The Formula One Grand Prix weekend in Montreal means more than raucous street parties, fast cars and jacked-up prices.

It also brings thousands of tourists to the city, with many on the prowl for sex.

With that in mind, various groups in Quebec launched a campaign on Wednesday aimed at raising awareness of sexual exploitation ahead of the June 10-12 weekend.

The initiative, called "Buying Sex is Not a Sport," has the support of the provincial government.

Lise Theriault, Quebec's minister responsible for the status of women, said it is important to inform people about the sexual exploitation of women, men and, especially, underage girls.

"Every year, with the arrival of large sporting events, especially the Grand Prix, we see an increase in the quantity of sexual exploitation that is paired with an increase in the demand for sexual services," she said, adding the demand is "substantial, to say the least."

A recent report listed Montreal as a Canadian "hot spot" for child sex tourism due to its proximity to the U.S. border and the many sporting events and festivals it hosts.

Nathalie Khlat, president and co-founder of "Beacon of the Freed," the organization leading the campaign, says the number of sexual tourism transactions can double and even triple during events like the Grand Prix.

She says it is crucial to remind people that buying sex is illegal, especially as many people are unaware the Criminal Code has changed.

According to Khlat, sexual tourism customers are "mostly men, over 18 years old," but there is no exact portrait of a john.

"It's not written on anybody's forehead," said Khlat.

"It's just people who think they have the right to purchase a woman, a girl or a boy's body for their own pleasure."

She said 39 per cent of sexual exploitation victims who come forward are minors. The average age of entry into the sex trade, she added, is about 14 or 15.

Theriault said sexual exploitation in all forms is completely unacceptable.

"As a society, we must mobilize and fight the battle against sexual exploitation while supporting the equal rights of men and women," she said.

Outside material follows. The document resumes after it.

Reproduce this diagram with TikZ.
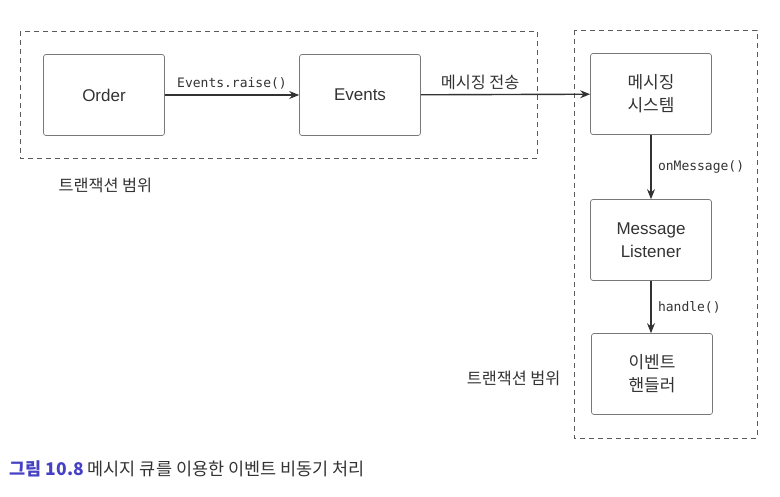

The new campaign will feature billboards placed in strategic areas in and around Montreal, mostly on city buses and expressways, and a protest will take place downtown on June 11.

There will also be an illuminated truck circulating near the corner of Ste-Catherine and Crescent streets in the heart of downtown.

That particular spot is where hundreds of revellers gather to listen to musical shows and to gawk at fancy vehicles as well as scantily clad women promoting alcoholic beverages.